Crawdaddy was a generational magazine known for its well-written, insightful profiles, particularly of musicians, but also a diverse mix of filmmakers, athletes, politicians, comedians, and other celebrities prominent in 1970s pop culture, including Sly Stone, Bob Marley, The Who, Eric Clapton, the Rolling Stones, Mel Brooks, John Belushi, Jack Nicholson, Gregg Allman, Muhammad Ali, Joni Mitchell, Bonnie Raitt, Linda Ronstadt, Roxy Music, Little Feat, George Carlin, Randy Newman, Paul Butterfield, Brian Eno and Roy Orbison. Under Knobler, Crawdaddys editors often assigned artists to write about other artists; Al Kooper profiled Steve Martin, Martin Mull interviewed Woody Allen, William S. Burroughs talked magic, mysticism and Aleister Crowley with Jimmy Page.

The magazine's record reviews, capsule reviews, and film reviews sections, driven by editors Goldwasser and Swenson, shared an iconoclastic reputation that was well known by the music and film industries for its fierce independence.

Crawdaddys features section regularly covered scenes from New Orleans funk to Austin, Texas' cosmic cowboys to Scientology, est and disco. Its renowned sense of humor produced the Crawdoodah Gazette, The Whole Earth Conspiracy Catalogue, and "The Assassination Please Almanac".

In 1976 the magazine published the first in-depth article on the life and bizarre death of country-rock pioneer Gram Parsons, anticipating the wealth of information published about him in later years. Greg Mitchell, who wrote that piece, went on to write various books concerning U.S. political events.

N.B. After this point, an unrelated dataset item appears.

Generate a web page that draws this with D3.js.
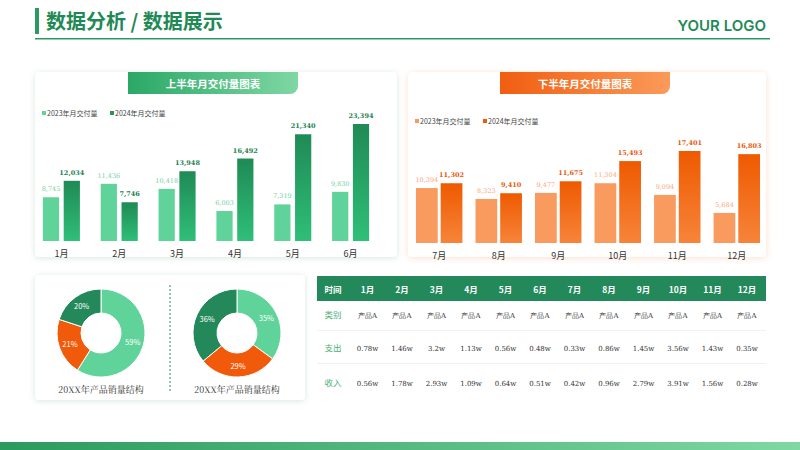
<!DOCTYPE html>
<html><head><meta charset="utf-8">
<script src="https://cdn.jsdelivr.net/npm/d3@7"></script>
<style>body{margin:0;background:#fff}svg{display:block;font-family:"Noto Sans CJK SC","Noto Sans",sans-serif}</style>
</head><body><svg id="chart" width="800" height="450"></svg>
<script>
// data
var months1 = ["1月","2月","3月","4月","5月","6月"];
var h1_2023 = [8745,11436,10418,6003,7319,9830];
var h1_2024 = [12034,7746,13948,16492,21340,23394];
var months2 = ["7月","8月","9月","10月","11月","12月"];
var h2_2023 = [10394,8323,9477,11304,9094,5684];
var h2_2024 = [11302,9410,11675,15493,17401,16803];
var pie1 = [59,21,20];
var pie2 = [35,29,36];
var tblMonths = ["1月","2月","3月","4月","5月","6月","7月","8月","9月","10月","11月","12月"];
var tblCategory = ["产品A","产品A","产品A","产品A","产品A","产品A","产品A","产品A","产品A","产品A","产品A","产品A"];
var tblCost = ["0.78w","1.46w","3.2w","1.13w","0.56w","0.48w","0.33w","0.86w","1.45w","3.56w","1.43w","0.35w"];
var tblIncome = ["0.56w","1.78w","2.93w","1.09w","0.64w","0.51w","0.42w","0.96w","2.79w","3.91w","1.56w","0.28w"];

var svg = d3.select("#chart");
var defs = svg.append("defs");
function grad(id, c1, c2, x) {
  var g = defs.append("linearGradient").attr("id", id)
    .attr("x1", 0).attr("y1", 0).attr("x2", x ? 1 : 0).attr("y2", x ? 0 : 1);
  g.append("stop").attr("offset", "0%").attr("stop-color", c1);
  g.append("stop").attr("offset", "100%").attr("stop-color", c2);
}
grad("gDark", "#1f8a55", "#2fbf78");
grad("oDark", "#ee5a00", "#f7843a");
grad("gPill", "#2aa866", "#7fd7a4", true);
grad("oPill", "#f05e10", "#fb9a5a", true);
grad("foot", "#2a9a5e", "#7fd8a4", true);
var sh = defs.append("filter").attr("id", "sh").attr("x", -0.1).attr("y", -0.1).attr("width", 1.2).attr("height", 1.3);
sh.append("feDropShadow").attr("dx", 0).attr("dy", 1).attr("stdDeviation", 3).attr("flood-color", "#8fb8a0").attr("flood-opacity", 0.35);
var shO = defs.append("filter").attr("id", "shO").attr("x", -0.1).attr("y", -0.1).attr("width", 1.2).attr("height", 1.3);
shO.append("feDropShadow").attr("dx", 0).attr("dy", 1).attr("stdDeviation", 3).attr("flood-color", "#f5a070").attr("flood-opacity", 0.35);

// header
svg.append("rect").attr("x", 35).attr("y", 8).attr("width", 4).attr("height", 26).attr("fill", "#2a9a5e");
svg.append("text").attr("x", 46).attr("y", 29).attr("font-size", 20).attr("font-weight", 700).attr("fill", "#1f8a55").text("数据分析 / 数据展示");
svg.append("text").attr("x", 766).attr("y", 31).attr("text-anchor", "end").attr("font-size", 15).attr("font-weight", 600)
  .attr("font-family", "Inter,sans-serif").attr("fill", "#1f8a55").text("YOUR LOGO");
svg.append("rect").attr("x", 35).attr("y", 38).attr("width", 735).attr("height", 1.5).attr("fill", "#2a9a5e");
svg.append("rect").attr("x", 0).attr("y", 442).attr("width", 800).attr("height", 8).attr("fill", "url(#foot)");

function barPanel(o) {
  var g = svg.append("g");
  g.append("rect").attr("x", o.x).attr("y", o.y).attr("width", o.w).attr("height", o.h).attr("rx", 4)
    .attr("fill", "#fff").attr("filter", o.filt);
  g.append("path").attr("d", "M" + o.px + "," + o.y + "h170v14a8,8 0 0 1 -8,8h-162z").attr("fill", o.pill);
  g.append("text").attr("x", o.px + 85).attr("y", o.y + 15.5).attr("text-anchor", "middle").attr("font-size", 10.5)
    .attr("font-weight", 700).attr("fill", "#fff").text(o.title);
  [0, 1].forEach(function (i) {
    var lx = o.x + 7 + i * 68;
    g.append("rect").attr("x", lx).attr("y", o.ly - 5).attr("width", 4).attr("height", 4).attr("fill", i ? o.c2 : o.c1);
    g.append("text").attr("x", lx + 5).attr("y", o.ly).attr("font-size", 7).attr("fill", "#444")
      .text(i ? "2024年月交付量" : "2023年月交付量");
  });
  var x = d3.scaleBand().domain(o.cats).range(o.xr).paddingInner(o.pin).paddingOuter(0.05);
  var xs = d3.scaleBand().domain([0, 1]).range([0, x.bandwidth()]).paddingInner(o.pbar);
  var y = d3.scaleLinear().domain([0, o.max]).range([o.base, o.top]);
  o.cats.forEach(function (c, i) {
    [[o.a, o.c1, o.t1, 400], [o.b, "url(#" + o.gid + ")", o.t2, 600]].forEach(function (s, k) {
      var bx = x(c) + xs(k);
      g.append("rect").attr("x", bx).attr("y", y(s[0][i])).attr("width", xs.bandwidth())
        .attr("height", o.base - y(s[0][i])).attr("fill", s[1]);
      g.append("text").attr("x", bx + xs.bandwidth() / 2).attr("y", y(s[0][i]) - 6).attr("text-anchor", "middle")
        .attr("font-size", 6.5).attr("font-weight", s[3]).attr("font-family", "'DejaVu Serif',serif").attr("fill", s[2])
        .text(d3.format(",")(s[0][i]));
    });
    g.append("text").attr("x", x(c) + x.bandwidth() / 2).attr("y", o.base + 16).attr("text-anchor", "middle")
      .attr("font-size", 9).attr("fill", "#333").text(c);
  });
}
barPanel({x: 35, y: 72, w: 362, h: 185, px: 128, pill: "url(#gPill)", title: "上半年月交付量图表", filt: "url(#sh)",
  ly: 116, cats: months1, a: h1_2023, b: h1_2024, c1: "#5fd39a", c2: "#23985a", gid: "gDark",
  t1: "#6fd4a2", t2: "#23804f", xr: [40, 372], max: 23394, base: 241, top: 124, pin: 0.36, pbar: 0.22});
barPanel({x: 408, y: 72, w: 358, h: 185, px: 500, pill: "url(#oPill)", title: "下半年月交付量图表", filt: "url(#shO)",
  ly: 124, cats: months2, a: h2_2023, b: h2_2024, c1: "#f99a5e", c2: "#f05a0a", gid: "oDark",
  t1: "#f7a77a", t2: "#e8590c", xr: [413, 763], max: 17401, base: 243, top: 151, pin: 0.22, pbar: 0.12});

// donuts
svg.append("rect").attr("x", 35).attr("y", 275).attr("width", 270).attr("height", 125).attr("rx", 4)
  .attr("fill", "#fff").attr("filter", "url(#sh)");
svg.append("line").attr("x1", 170).attr("x2", 170).attr("y1", 285).attr("y2", 393)
  .attr("stroke", "#2a8a55").attr("stroke-dasharray", "2,2");
var pieCols = ["#5fd39a", "#f05a0a", "#23895a"];
var pie = d3.pie().sort(null);
var arc = d3.arc().innerRadius(20).outerRadius(44);
[[pie1, 101], [pie2, 237]].forEach(function (p) {
  var g = svg.append("g").attr("transform", "translate(" + p[1] + ",333)");
  var arcs = pie(p[0]);
  g.selectAll("path").data(arcs).enter().append("path").attr("d", arc)
    .attr("fill", function (d, i) { return pieCols[i]; }).attr("stroke", "#fff").attr("stroke-width", 1);
  var lab = d3.arc().innerRadius(33).outerRadius(33);
  g.selectAll("text").data(arcs).enter().append("text")
    .attr("transform", function (d) { return "translate(" + lab.centroid(d) + ")"; })
    .attr("text-anchor", "middle").attr("dy", "0.35em").attr("font-size", 7.5).attr("fill", "#fff")
    .text(function (d) { return d.data + "%"; });
  svg.append("text").attr("x", p[1]).attr("y", 393).attr("text-anchor", "middle").attr("font-size", 9)
    .attr("font-family", "'Noto Serif CJK SC','DejaVu Serif',serif").attr("fill", "#333").text("20XX年产品销量结构");
});

// table
var tx = d3.scalePoint().domain(d3.range(13)).range([333, 747]);
svg.append("rect").attr("x", 317).attr("y", 276).attr("width", 449).attr("height", 25).attr("fill", "#23895a");
["时间"].concat(tblMonths).forEach(function (t, i) {
  svg.append("text").attr("x", tx(i)).attr("y", 293).attr("text-anchor", "middle").attr("font-size", 8.5)
    .attr("font-weight", 700).attr("fill", "#fff").text(t);
});
[[tblCategory, "类别", 318], [tblCost, "支出", 351], [tblIncome, "收入", 386]].forEach(function (r, k) {
  svg.append("text").attr("x", tx(0)).attr("y", r[2]).attr("text-anchor", "middle").attr("font-size", 8.5)
    .attr("fill", "#4cae7a").text(r[1]);
  r[0].forEach(function (v, i) {
    svg.append("text").attr("x", tx(i + 1)).attr("y", r[2]).attr("text-anchor", "middle").attr("font-size", 7)
      .attr("font-family", "'DejaVu Serif',serif").attr("fill", "#333").text(v);
  });
  if (k < 2) svg.append("rect").attr("x", 317).attr("y", r[2] + 12).attr("width", 449).attr("height", 1).attr("fill", "#eef3f0");
});
</script></body></html>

== Discovers Bruce Springsteen ==
Among Crawdaddys scoops: the first major profile of Bruce Springsteen, written in December 1972 by Peter Knobler with special assistance from Greg Mitchell. "He sings with a freshness and urgency I haven't heard since I was rocked by 'Like a Rolling Stone,'" Knobler wrote. Knobler's Crawdaddy discovered Springsteen in the rock press and was his earliest champion. Springsteen and the E Street Band acknowledged by giving a private performance at the Crawdaddy 10th Anniversary Party in New York City in June 1976. Knobler profiled Springsteen in 1973, 1975 and 1978.

== Rename and closure ==
Under Peter Knobler's editorship from 1972 to 1979, Crawdaddys focus expanded to cover more general aspects of popular culture, particularly politics, sports and movies, and in 1979 the magazine changed its title to Feature. When the music business retrenched, Feature lost much of its advertising revenue, and after five
issues at the beginning of 1979 it ceased publication. Knobler went on to collaborate on numerous best-selling books, including the political memoir All's Fair by James Carville and Mary Matalin and the autobiographies of Kareem Abdul-Jabbar, Hakeem Olajuwon, Governor Ann Richards, NYPD Commissioner William Bratton, Sumner Redstone, NYC Mayor David Dinkins, Donny Deutsch, and Tommy Hilfiger.

== Later relaunches ==
Paul Williams reclaimed the punctuated title in 1993, publishing 28 issues until financial pressures forced him to end its run in 2003. In 2006 Williams sold the rights to the Crawdaddy name as well as all of his published works in back issues and a handful of his authored books to Wolfgang's Vault. In May 2007, the magazine was re-launched as an online publication at Crawdaddy.com, equipped with video and MP3 capability. Credited for its reputation for "thinking man's music writing" by Magnet, Crawdaddy operated as a daily music news blog and source for longform music journalism, with a team of freelancers spanning the globe and a small San Francisco-based editorial staff headed by Editor-in-Chief Angela Zimmerman, who succeeded Jocelyn Hoppa. At the film, music and culture website PasteMagazine.com, where Crawdaddy appeared as a blog on August 5, 2011, the host site undertakes to import and maintain the Crawdaddy archive, and promises to continue to post not only archival but new material from "many of the columnists and writers you might have enjoyed at the Crawdaddy website".

The magazine's content spanned the entire age of rock 'n' roll from its inception (and all of the genre's derivatives) to extensive coverage on new and breaking bands. Regular columns and features included interviews, reviews, song histories, lyrical dissections, interviews on songwriting, roadie tales courtesy of Dinky Dawson, new classics, music and politics, crate diggers, the weakest cut, memoir and fiction pieces, in-house video sessions and interviews, and more.

==Very Seventies==
Peter Knobler and Greg Mitchell edited the book Very Seventies: A Cultural History of the 1970s from the Pages of Crawdaddy, published in 1995.

== In popular culture ==
In the 1979 movie Rock 'n' Roll High School, the character Riff Randell (P. J. Soles) is seen reading an issue.

The Simpsons episode "A Midsummer's Nice Dream" (season 22, episode 16; airdate March 13, 2011) features a scene with Homer in the attic reminiscing to Bart about the 1970s, while sitting amongst stacks of old Crawdaddy magazines.

The magazine has been also referenced by Mystery Science Theater 3000, such as in the episode "The Skydivers" (in a gag about a reporter "covering the event" for Crawdaddy, although the movie predates the founding of the magazine) and the episode "The Incredible Melting Man" (in a gag about a very 1970s woman having a collection of back issues).